Locking is a complex subject. To really understand it, I suggest you get yourself a copy of Inside SQL Server 2000, by Kalen Delaney. In it she devotes an entire chapter to locking and how it works. There are also several chapters devoted to performance and query tuning which also deal with blocking and deadlock issues. I also understand she has, or is about to, come out with an entire book on the subject.
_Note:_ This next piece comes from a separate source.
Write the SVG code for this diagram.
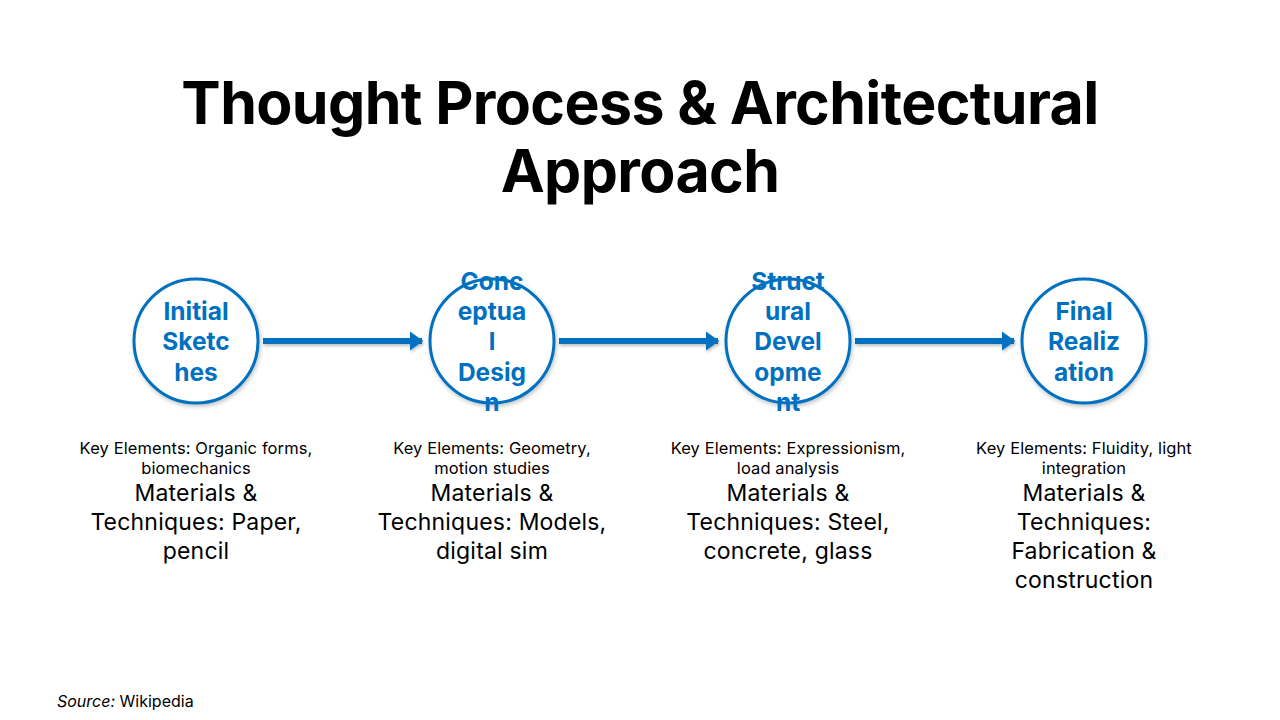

I can advance a theory as to why you are getting a deadlock. It is hard to know for sure without running your exact environment and analyzing the lock/block situation as it occurs. You can attempt to program around the deadlock, to insure it doesn't happen. You can also try a simpler approach and simply accept the fact that your processes may occasionally bump into one another. If a deadlock error occurs, simply trap the error, perhaps wait a moment or two and try again and allow the processes to sort themselves out by themselves.
Your transaction isolation level is serializable, which is the most restrictive level. When the first SELECT statement is executed, a shared lock is obtained on the set of rows where 'startedtimestamp' is null. Shared locks can be, er, shared, so multiple processes can all obtain locks on the same set of rows.
When the UPDATE is attempted, the process doing the update must promote the shared locks it holds to an exclusive lock. This can be done if the process holding the shared lock is the same as the one attempting the lock upgrade. If it is not, the process simply blocks, waiting for the lock to be freed by the other process(es) holding the shared lock. Meanwhile, eventually the second process then tries to do the UPDATE. It too must promote its shared lock. At this point, the lock manager notices that two processes are waiting on each other to free up a lock, so it declares a deadlock (this type of deadlock is called a conversion deadlock, as it results from the attempt to convert a shared lock to an exclusive lock). It picks one process to be the victim, and takes it out back and shoots it. :D The surviver can then proceed.
Your test situation is unrealistic, as you are holding the shared lock for an unreasonable period of time (8 seconds), thus virtually guaranteeing a deadlock will occur. Transactions must
be kept as short as possible, to avoid these types of situations.
You might try using a lock hint on your SELECT statement so that it obtains an update lock on the row instead of a shared lock. An update lock is similar to an exclusive lock:
SELECT ... FROM transfer WITH (UPDLOCK) WHERE ...
Any other process which attempts this SELECT will simply block waiting to obtain an update lock. The first process, having obtained the update lock earlier, can then proceed to execute the update and then commit its transaction, releasing the lock(s), allowing the second process to unblock and thus continue.
You probably should test to insure the update is not attempted when the ID returned from the SELECT is null (there are no rows with NULL 'startedtimestmap' values), and the WHERE clause in the UPDATE seems more than it needs to be. Why not simply UPDATE the row where the ID is the one obtained from the prior SELECT? Adding the test to 'startedtimestamp' broadens the range of the lock and is probably not necessary.